Supplied data =>
[BEGIN]
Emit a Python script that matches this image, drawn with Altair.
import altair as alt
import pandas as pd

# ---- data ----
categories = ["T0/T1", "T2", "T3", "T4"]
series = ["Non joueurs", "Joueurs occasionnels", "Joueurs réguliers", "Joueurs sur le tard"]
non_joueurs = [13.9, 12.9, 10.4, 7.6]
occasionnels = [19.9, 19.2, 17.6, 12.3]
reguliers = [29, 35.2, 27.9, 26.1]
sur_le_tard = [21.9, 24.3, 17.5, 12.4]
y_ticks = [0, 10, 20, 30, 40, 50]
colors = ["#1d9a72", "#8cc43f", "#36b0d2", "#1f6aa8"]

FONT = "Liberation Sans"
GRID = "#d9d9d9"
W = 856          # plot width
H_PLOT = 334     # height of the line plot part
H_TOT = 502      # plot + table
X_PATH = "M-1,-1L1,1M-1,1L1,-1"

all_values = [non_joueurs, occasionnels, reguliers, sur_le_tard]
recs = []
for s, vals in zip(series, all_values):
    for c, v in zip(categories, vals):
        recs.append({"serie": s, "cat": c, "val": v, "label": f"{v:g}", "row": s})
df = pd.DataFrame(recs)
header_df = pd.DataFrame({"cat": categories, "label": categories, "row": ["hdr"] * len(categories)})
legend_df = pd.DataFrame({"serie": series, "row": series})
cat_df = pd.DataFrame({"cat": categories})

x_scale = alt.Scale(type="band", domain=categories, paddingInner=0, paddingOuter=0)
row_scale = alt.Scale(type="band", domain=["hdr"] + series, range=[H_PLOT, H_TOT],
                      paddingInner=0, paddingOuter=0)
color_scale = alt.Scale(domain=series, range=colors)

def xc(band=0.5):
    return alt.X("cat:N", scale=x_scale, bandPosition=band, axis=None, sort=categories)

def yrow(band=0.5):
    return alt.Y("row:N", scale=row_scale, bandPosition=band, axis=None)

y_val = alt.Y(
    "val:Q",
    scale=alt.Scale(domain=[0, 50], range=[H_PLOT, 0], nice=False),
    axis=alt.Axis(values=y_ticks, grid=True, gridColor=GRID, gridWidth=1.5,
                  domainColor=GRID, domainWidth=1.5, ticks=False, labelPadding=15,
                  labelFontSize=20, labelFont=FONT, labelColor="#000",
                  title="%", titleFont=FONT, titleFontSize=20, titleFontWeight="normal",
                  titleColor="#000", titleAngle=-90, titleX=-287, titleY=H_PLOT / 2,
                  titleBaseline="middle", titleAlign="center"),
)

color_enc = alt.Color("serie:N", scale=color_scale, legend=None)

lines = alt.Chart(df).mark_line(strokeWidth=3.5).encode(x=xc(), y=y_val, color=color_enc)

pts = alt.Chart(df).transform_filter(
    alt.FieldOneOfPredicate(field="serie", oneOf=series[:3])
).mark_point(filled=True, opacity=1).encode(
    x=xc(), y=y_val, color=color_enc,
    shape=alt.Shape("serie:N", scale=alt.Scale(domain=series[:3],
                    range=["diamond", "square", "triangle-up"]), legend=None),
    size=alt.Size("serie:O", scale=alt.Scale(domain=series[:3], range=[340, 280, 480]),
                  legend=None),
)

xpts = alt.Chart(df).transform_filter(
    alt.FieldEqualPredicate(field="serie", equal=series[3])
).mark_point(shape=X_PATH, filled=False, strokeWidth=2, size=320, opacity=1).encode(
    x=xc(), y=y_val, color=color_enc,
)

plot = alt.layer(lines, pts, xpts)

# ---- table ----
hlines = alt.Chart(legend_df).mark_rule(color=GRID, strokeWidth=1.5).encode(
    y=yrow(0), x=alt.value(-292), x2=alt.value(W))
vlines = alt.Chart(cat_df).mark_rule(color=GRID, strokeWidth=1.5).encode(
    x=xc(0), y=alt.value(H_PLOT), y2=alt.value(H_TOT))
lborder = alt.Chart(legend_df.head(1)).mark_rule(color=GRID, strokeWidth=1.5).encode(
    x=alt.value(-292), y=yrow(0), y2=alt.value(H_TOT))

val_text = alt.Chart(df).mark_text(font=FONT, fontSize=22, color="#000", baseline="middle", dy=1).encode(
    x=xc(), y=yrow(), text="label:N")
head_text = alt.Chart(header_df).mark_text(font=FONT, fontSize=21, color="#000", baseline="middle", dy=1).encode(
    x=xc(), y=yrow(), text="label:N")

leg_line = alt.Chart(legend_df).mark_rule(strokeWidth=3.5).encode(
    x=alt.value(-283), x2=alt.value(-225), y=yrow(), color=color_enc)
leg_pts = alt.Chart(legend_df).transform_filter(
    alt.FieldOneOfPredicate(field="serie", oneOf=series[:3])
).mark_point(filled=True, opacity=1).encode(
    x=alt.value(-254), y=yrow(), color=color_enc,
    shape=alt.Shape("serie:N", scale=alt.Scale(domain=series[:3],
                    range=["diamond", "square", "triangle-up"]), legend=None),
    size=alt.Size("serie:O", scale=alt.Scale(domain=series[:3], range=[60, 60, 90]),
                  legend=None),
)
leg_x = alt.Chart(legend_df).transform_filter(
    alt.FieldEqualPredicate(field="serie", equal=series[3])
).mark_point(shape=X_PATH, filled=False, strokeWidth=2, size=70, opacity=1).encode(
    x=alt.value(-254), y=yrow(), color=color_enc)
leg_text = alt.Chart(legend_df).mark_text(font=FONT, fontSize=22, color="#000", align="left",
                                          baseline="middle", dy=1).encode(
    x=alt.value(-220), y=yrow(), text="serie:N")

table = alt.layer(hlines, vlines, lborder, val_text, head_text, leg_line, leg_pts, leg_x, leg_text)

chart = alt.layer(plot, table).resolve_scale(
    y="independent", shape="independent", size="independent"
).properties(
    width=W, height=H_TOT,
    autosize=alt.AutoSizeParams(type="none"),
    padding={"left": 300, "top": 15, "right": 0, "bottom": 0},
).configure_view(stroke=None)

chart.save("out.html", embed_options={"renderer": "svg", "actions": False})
[END]
Written instruction => From the first line above through the line that contains "import pandas as pd", quote each line exactly. Output nothing more.

Written response =>
Emit a Python script that matches this image, drawn with Altair.
import altair as alt
import pandas as pd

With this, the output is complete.